I find urgency in the need to connect to this broader socio-political landscape, particularly issues of political conflicts and social justice related to sand, to personal themes which have been part of my artistic practice such as packaging, preciousness, and the concept of home. With my work I want to peel back layers of the poetic to reveal these political aspects.
I work with methodologies such as urban foraging to find objects and materials related to packaging. I use dystopian science-fiction writing as a tool for possible futures storytelling and to create a narrative to support the objects that I make. With slow repetitive drawing, mainly frottage techniques I capture wall textures. Marker drawings of weaving help me understand the simple yet intriguing rhythm of this craft which is also used in sand bags. I take wide-angle photographs of construction sites and traces of houses that are no longer there and macro images of different minerals of sand and its packaging. Scale plays an important role in my work, and the juxtaposition of the macro and micro shows sand as both a small particle and a representation of a larger resource system. I make objects which act as carriers, they sometimes intentionally fail and sometimes accidentally succeed, out of found or recycled textile, wire, tissue, cardboard, flockfoil, balsa wood, paper and polyethylene plastic. This small scale making challenges the disposability ingrained in our society and juxtaposes large industries such as packaging manufacturing and sand mining.
The current outcomes of this project are an installation shown at het Bos. It consists of 16,8 kg of sand, the global daily demand per person, in various forms of packaging which serve as rations. These are accompanied by a short fictional story set in the year 2052 where sand is extremely rare. It describes one day in the life of the main character who lives in a city where the buildings and the governmental organisation of care are both structurally deteriorating.
To further situate this topic, I made an archive of digital and analogue sources of writing, for a better understanding of the international political and social issues involving sand. This archive is a tool to map out and connect different geo-locations such as Belgium and the Netherlands, with f.i. Singapore and Vietnam, based on their commonality of the industrial displacement of sand.

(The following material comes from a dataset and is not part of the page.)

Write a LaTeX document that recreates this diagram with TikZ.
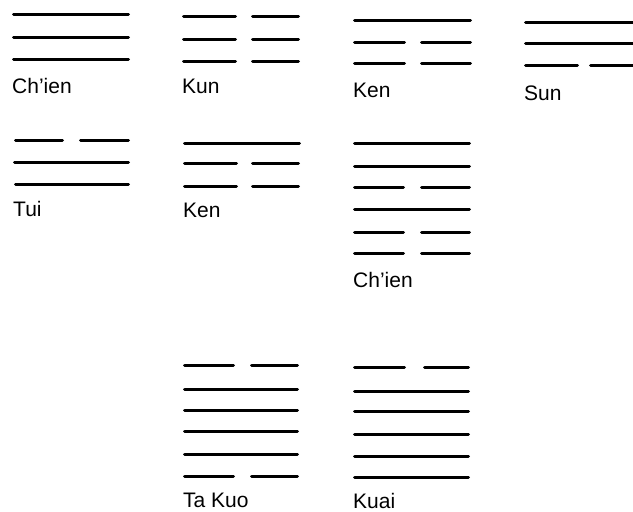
\documentclass[tikz,border=0pt]{standalone}
\usepackage{fontspec}
\setmainfont{Liberation Sans}
\newcommand{\yangline}[3]{\draw[bar] (#1,#3) -- (#2,#3);}
\newcommand{\yinline}[5]{\draw[bar] (#1,#5) -- (#2,#5); \draw[bar] (#3,#5) -- (#4,#5);}
\begin{document}
\begin{tikzpicture}[x=1pt,y=-1pt,
  bar/.style={line width=3pt,line cap=round,black},
  lbl/.style={anchor=base west,inner sep=0pt,font=\fontsize{21}{25}\selectfont}]
\useasboundingbox (0,0) rectangle (633,512);
% Ch'ien trigram
\yangline{13.5}{128.5}{14}
\yangline{13.5}{128.5}{37}
\yangline{13.5}{128.5}{59}
\node[lbl] (l1) at (12,93) {Ch’ien};
% Kun
\yinline{183.5}{235.5}{252.5}{298.5}{16}
\yinline{183.5}{235.5}{252.5}{298.5}{39}
\yinline{183.5}{235.5}{252.5}{298.5}{61}
\node[lbl] (l2) at (182,93) {Kun};
% Ken
\yangline{354.5}{470.5}{20}
\yinline{354.5}{404.5}{421.5}{470.5}{42}
\yinline{354.5}{404.5}{421.5}{470.5}{63}
\node[lbl] (l3) at (353,97) {Ken};
% Sun
\yangline{525.5}{640}{22}
\yangline{525.5}{640}{43}
\yinline{525.5}{577.5}{590.5}{640}{65}
\node[lbl] (l4) at (524,100) {Sun};
% Tui
\yinline{15.5}{62.5}{80.5}{128.5}{140}
\yangline{14.5}{128.5}{162}
\yangline{15.5}{128.5}{184}
\node[lbl] (l5) at (13,216) {Tui};
% Ken (row 2)
\yangline{184.5}{299.5}{143}
\yinline{184.5}{236.5}{252.5}{298.5}{163}
\yinline{184.5}{236.5}{252.5}{298.5}{186}
\node[lbl] (l6) at (183,217) {Ken};
% Ch'ien hexagram
\yangline{354.5}{469.5}{143}
\yangline{354.5}{469.5}{166}
\yinline{354.5}{403.5}{421.5}{469.5}{187}
\yangline{354.5}{469.5}{209}
\yinline{354.5}{403.5}{421.5}{469.5}{232}
\yinline{354.5}{403.5}{421.5}{469.5}{253}
\node[lbl] (l7) at (353,287) {Ch’ien};
% Ta Kuo
\yinline{184.5}{233.5}{251.5}{297.5}{365}
\yangline{184.5}{297.5}{389}
\yangline{184.5}{297.5}{410}
\yangline{184.5}{297.5}{431}
\yangline{184.5}{297.5}{454}
\yinline{184.5}{233.5}{251.5}{297.5}{476}
\node[lbl] (l8) at (183,507) {Ta Kuo};
% Kuai
\yinline{354.5}{404.5}{424.5}{468.5}{367}
\yangline{354.5}{468.5}{391}
\yangline{354.5}{468.5}{411}
\yangline{354.5}{468.5}{434}
\yangline{354.5}{468.5}{456}
\yangline{354.5}{468.5}{477}
\node[lbl] (l9) at (353,508) {Kuai};
\end{tikzpicture}
\end{document}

Movement in space, scan copy Sahara sand grain, scanned on the 26th of April 2024

Frottage drawing wall crack, 24th of April 2024

23.05.24 De Keyzerlei 2, 2018 Antwerpen

Weaving 2.2, woven on the 8th of March 2024
Saskia Van der Gucht (1988) is a visual artist, researcher and teacher based in Antwerp. Her work deals with the complexities and ecologies of emotional and economic value, shelter and the feeling of home. Through a combination of references to jewellery and architecture, she translates these subjects into objects, small installations, photography and drawing.
In 2014 she obtained an MA in Jewellery Design at Sint Lucas Antwerp. Since 2019 she has been teaching an elective theory course called ‘Art & design in the anthropocene’ and from 2017 to 2022 she was a teacher at the BA jewellery department, both at Sint Lucas Antwerp.